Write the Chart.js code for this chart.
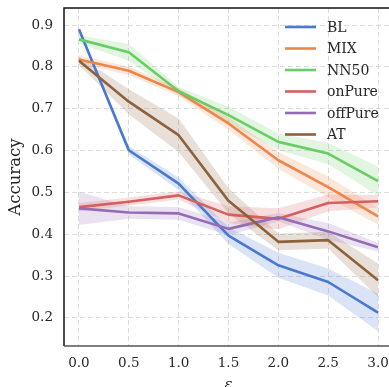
<!DOCTYPE html>
<html><head><meta charset="utf-8">
<script src="https://cdn.jsdelivr.net/npm/chart.js@4"></script>
<style>
html,body{margin:0;padding:0;overflow:hidden;background:#fff;width:389px;height:387px}
#wrap{position:absolute;left:0;top:0;width:395px;height:400px}
</style></head><body>
<div id="wrap"><canvas id="c" width="395" height="400"></canvas></div>
<script>
const eps = [0, 0.5, 1.0, 1.5, 2.0, 2.5, 3.0];
const xTicks = [0, 0.5, 1.0, 1.5, 2.0, 2.5, 3.0];
const yTicks = [0.2, 0.3, 0.4, 0.5, 0.6, 0.7, 0.8, 0.9];
const names = ['BL', 'MIX', 'NN50', 'onPure', 'offPure', 'AT'];
const colors = ['#4878d0', '#ee854a', '#6acc64', '#d65f5f', '#956cb4', '#8c613c'];

const BL      = [0.890, 0.601, 0.521, 0.397, 0.326, 0.286, 0.213];
const BL_err  = [0.005, 0.010, 0.015, 0.020, 0.030, 0.032, 0.045];
const MIX     = [0.818, 0.791, 0.740, 0.665, 0.577, 0.513, 0.443];
const MIX_err = [0.010, 0.010, 0.010, 0.015, 0.020, 0.025, 0.020];
const NN50     = [0.866, 0.835, 0.742, 0.685, 0.621, 0.593, 0.527];
const NN50_err = [0.010, 0.020, 0.010, 0.020, 0.020, 0.025, 0.035];
const onPure     = [0.465, 0.478, 0.493, 0.447, 0.437, 0.475, 0.479];
const onPure_err = [0.010, 0.010, 0.010, 0.020, 0.025, 0.020, 0.015];
const offPure     = [0.462, 0.452, 0.450, 0.413, 0.441, 0.407, 0.369];
const offPure_err = [0.040, 0.015, 0.015, 0.015, 0.010, 0.020, 0.010];
const AT     = [0.815, 0.717, 0.637, 0.480, 0.382, 0.386, 0.290];
const AT_err = [0.010, 0.030, 0.040, 0.030, 0.020, 0.020, 0.040];

const means = [BL, MIX, NN50, onPure, offPure, AT];
const errs = [BL_err, MIX_err, NN50_err, onPure_err, offPure_err, AT_err];

function rgba(hex, a) {
  const n = parseInt(hex.slice(1), 16);
  return `rgba(${(n >> 16) & 255},${(n >> 8) & 255},${n & 255},${a})`;
}
const pts = arr => arr.map((v, i) => ({x: eps[i], y: v}));

const datasets = [];
names.forEach((nm, k) => {
  datasets.push({label: nm + '_lo', data: pts(means[k].map((v, i) => v - errs[k][i])),
    borderWidth: 0, pointRadius: 0, fill: false, order: 20});
  datasets.push({label: nm + '_hi', data: pts(means[k].map((v, i) => v + errs[k][i])),
    borderWidth: 0, pointRadius: 0, fill: '-1', backgroundColor: rgba(colors[k], 0.2), order: 20});
});
names.forEach((nm, k) => {
  datasets.push({label: nm, data: pts(means[k]), borderColor: colors[k], borderWidth: 2.6,
    pointRadius: 0, fill: false, tension: 0, order: 10 - k, borderJoinStyle: 'round', borderCapStyle: 'butt'});
});

const FONT = '"DejaVu Serif", serif';
const TXT = '#262626';

const framePlugin = {
  id: 'frame',
  afterDraw(chart) {
    const {ctx, chartArea: a} = chart;
    ctx.save();
    ctx.lineWidth = 1.5;
    ctx.strokeStyle = '#111';
    ctx.beginPath();
    ctx.moveTo(a.left, a.bottom); ctx.lineTo(a.left, a.top); ctx.lineTo(a.right, a.top);
    ctx.stroke();
    ctx.strokeStyle = '#555';
    ctx.beginPath();
    ctx.moveTo(a.left, a.bottom); ctx.lineTo(a.right, a.bottom);
    ctx.stroke();
    // legend
    const x0 = a.right - 108, y0 = a.top + 19, dy = 21.5;
    ctx.font = '14px ' + FONT;
    ctx.textBaseline = 'middle';
    ctx.fillStyle = TXT;
    names.forEach((nm, k) => {
      const y = y0 + k * dy;
      ctx.strokeStyle = colors[k];
      ctx.lineWidth = 2.6;
      ctx.beginPath(); ctx.moveTo(x0, y); ctx.lineTo(x0 + 31, y); ctx.stroke();
      ctx.fillText(nm, x0 + 42, y + 1);
    });
    ctx.restore();
  }
};

new Chart(document.getElementById('c'), {
  type: 'line',
  data: {datasets},
  options: {
    responsive: false,
    animation: false,
    layout: {padding: {top: 8, right: 2, left: 0, bottom: 0}},
    plugins: {legend: {display: false}, tooltip: {enabled: false}},
    scales: {
      x: {
        type: 'linear', min: -0.15, max: 3.15,
        afterBuildTicks: s => { s.ticks = xTicks.map(v => ({value: v})); },
        afterFit: s => { s.height = 54; s.paddingLeft = 0; s.paddingRight = 0; },
        grid: {color: '#dcdcdc', lineWidth: 1, drawTicks: false},
        border: {display: true, width: 0, dash: [5, 3]},
        ticks: {color: TXT, font: {family: FONT, size: 13.5}, padding: 9,
          callback: v => Number(v).toFixed(1), maxRotation: 0},
        title: {display: true, text: 'ε', color: TXT, font: {family: FONT, size: 15, style: 'italic'}, padding: {top: 0, bottom: 6}}
      },
      y: {
        type: 'linear', min: 0.133, max: 0.941,
        afterBuildTicks: s => { s.ticks = yTicks.map(v => ({value: v})); },
        afterFit: s => { s.width = 64; s.paddingTop = 0; s.paddingBottom = 0; },
        grid: {color: '#dcdcdc', lineWidth: 1, drawTicks: false},
        border: {display: true, width: 0, dash: [5, 3]},
        ticks: {color: TXT, font: {family: FONT, size: 13.5}, padding: 11,
          callback: v => Number(v).toFixed(1)},
        title: {display: true, text: 'Accuracy', color: TXT, font: {family: FONT, size: 16.5}, padding: {top: 6, bottom: 0}}
      }
    }
  },
  plugins: [framePlugin]
});
</script>
</body></html>
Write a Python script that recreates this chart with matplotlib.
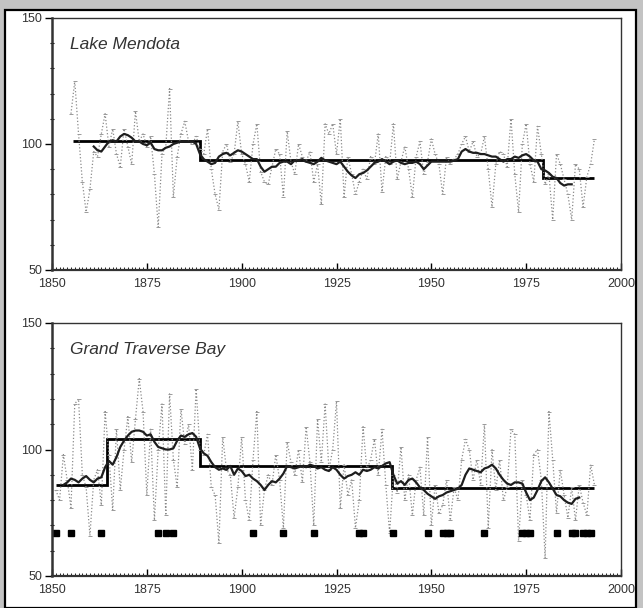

Job: Every line should be retyped exactly, with the pictures omitted.

Result of this exercise:
Write the Chart.js code for this chart.
<!DOCTYPE html>
<html><head><meta charset="utf-8">
<script src="https://cdn.jsdelivr.net/npm/chart.js@4"></script>
<style>
html,body{margin:0;padding:0;overflow:hidden;background:#fff;width:389px;height:387px}
#wrap{position:absolute;left:0;top:0;width:395px;height:400px}
</style></head><body>
<div id="wrap"><canvas id="c" width="395" height="400"></canvas></div>
<script>
const eps = [0, 0.5, 1.0, 1.5, 2.0, 2.5, 3.0];
const xTicks = [0, 0.5, 1.0, 1.5, 2.0, 2.5, 3.0];
const yTicks = [0.2, 0.3, 0.4, 0.5, 0.6, 0.7, 0.8, 0.9];
const names = ['BL', 'MIX', 'NN50', 'onPure', 'offPure', 'AT'];
const colors = ['#4878d0', '#ee854a', '#6acc64', '#d65f5f', '#956cb4', '#8c613c'];

const BL      = [0.890, 0.601, 0.521, 0.397, 0.326, 0.286, 0.213];
const BL_err  = [0.005, 0.010, 0.015, 0.020, 0.030, 0.032, 0.045];
const MIX     = [0.818, 0.791, 0.740, 0.665, 0.577, 0.513, 0.443];
const MIX_err = [0.010, 0.010, 0.010, 0.015, 0.020, 0.025, 0.020];
const NN50     = [0.866, 0.835, 0.742, 0.685, 0.621, 0.593, 0.527];
const NN50_err = [0.010, 0.020, 0.010, 0.020, 0.020, 0.025, 0.035];
const onPure     = [0.465, 0.478, 0.493, 0.447, 0.437, 0.475, 0.479];
const onPure_err = [0.010, 0.010, 0.010, 0.020, 0.025, 0.020, 0.015];
const offPure     = [0.462, 0.452, 0.450, 0.413, 0.441, 0.407, 0.369];
const offPure_err = [0.040, 0.015, 0.015, 0.015, 0.010, 0.020, 0.010];
const AT     = [0.815, 0.717, 0.637, 0.480, 0.382, 0.386, 0.290];
const AT_err = [0.010, 0.030, 0.040, 0.030, 0.020, 0.020, 0.040];

const means = [BL, MIX, NN50, onPure, offPure, AT];
const errs = [BL_err, MIX_err, NN50_err, onPure_err, offPure_err, AT_err];

function rgba(hex, a) {
  const n = parseInt(hex.slice(1), 16);
  return `rgba(${(n >> 16) & 255},${(n >> 8) & 255},${n & 255},${a})`;
}
const pts = arr => arr.map((v, i) => ({x: eps[i], y: v}));

const datasets = [];
names.forEach((nm, k) => {
  datasets.push({label: nm + '_lo', data: pts(means[k].map((v, i) => v - errs[k][i])),
    borderWidth: 0, pointRadius: 0, fill: false, order: 20});
  datasets.push({label: nm + '_hi', data: pts(means[k].map((v, i) => v + errs[k][i])),
    borderWidth: 0, pointRadius: 0, fill: '-1', backgroundColor: rgba(colors[k], 0.2), order: 20});
});
names.forEach((nm, k) => {
  datasets.push({label: nm, data: pts(means[k]), borderColor: colors[k], borderWidth: 2.6,
    pointRadius: 0, fill: false, tension: 0, order: 10 - k, borderJoinStyle: 'round', borderCapStyle: 'butt'});
});

const FONT = '"DejaVu Serif", serif';
const TXT = '#262626';

const framePlugin = {
  id: 'frame',
  afterDraw(chart) {
    const {ctx, chartArea: a} = chart;
    ctx.save();
    ctx.lineWidth = 1.5;
    ctx.strokeStyle = '#111';
    ctx.beginPath();
    ctx.moveTo(a.left, a.bottom); ctx.lineTo(a.left, a.top); ctx.lineTo(a.right, a.top);
    ctx.stroke();
    ctx.strokeStyle = '#555';
    ctx.beginPath();
    ctx.moveTo(a.left, a.bottom); ctx.lineTo(a.right, a.bottom);
    ctx.stroke();
    // legend
    const x0 = a.right - 108, y0 = a.top + 19, dy = 21.5;
    ctx.font = '14px ' + FONT;
    ctx.textBaseline = 'middle';
    ctx.fillStyle = TXT;
    names.forEach((nm, k) => {
      const y = y0 + k * dy;
      ctx.strokeStyle = colors[k];
      ctx.lineWidth = 2.6;
      ctx.beginPath(); ctx.moveTo(x0, y); ctx.lineTo(x0 + 31, y); ctx.stroke();
      ctx.fillText(nm, x0 + 42, y + 1);
    });
    ctx.restore();
  }
};

new Chart(document.getElementById('c'), {
  type: 'line',
  data: {datasets},
  options: {
    responsive: false,
    animation: false,
    layout: {padding: {top: 8, right: 2, left: 0, bottom: 0}},
    plugins: {legend: {display: false}, tooltip: {enabled: false}},
    scales: {
      x: {
        type: 'linear', min: -0.15, max: 3.15,
        afterBuildTicks: s => { s.ticks = xTicks.map(v => ({value: v})); },
        afterFit: s => { s.height = 54; s.paddingLeft = 0; s.paddingRight = 0; },
        grid: {color: '#dcdcdc', lineWidth: 1, drawTicks: false},
        border: {display: true, width: 0, dash: [5, 3]},
        ticks: {color: TXT, font: {family: FONT, size: 13.5}, padding: 9,
          callback: v => Number(v).toFixed(1), maxRotation: 0},
        title: {display: true, text: 'ε', color: TXT, font: {family: FONT, size: 15, style: 'italic'}, padding: {top: 0, bottom: 6}}
      },
      y: {
        type: 'linear', min: 0.133, max: 0.941,
        afterBuildTicks: s => { s.ticks = yTicks.map(v => ({value: v})); },
        afterFit: s => { s.width = 64; s.paddingTop = 0; s.paddingBottom = 0; },
        grid: {color: '#dcdcdc', lineWidth: 1, drawTicks: false},
        border: {display: true, width: 0, dash: [5, 3]},
        ticks: {color: TXT, font: {family: FONT, size: 13.5}, padding: 11,
          callback: v => Number(v).toFixed(1)},
        title: {display: true, text: 'Accuracy', color: TXT, font: {family: FONT, size: 16.5}, padding: {top: 6, bottom: 0}}
      }
    }
  },
  plugins: [framePlugin]
});
</script>
</body></html>
Write a Python script that recreates this chart with matplotlib.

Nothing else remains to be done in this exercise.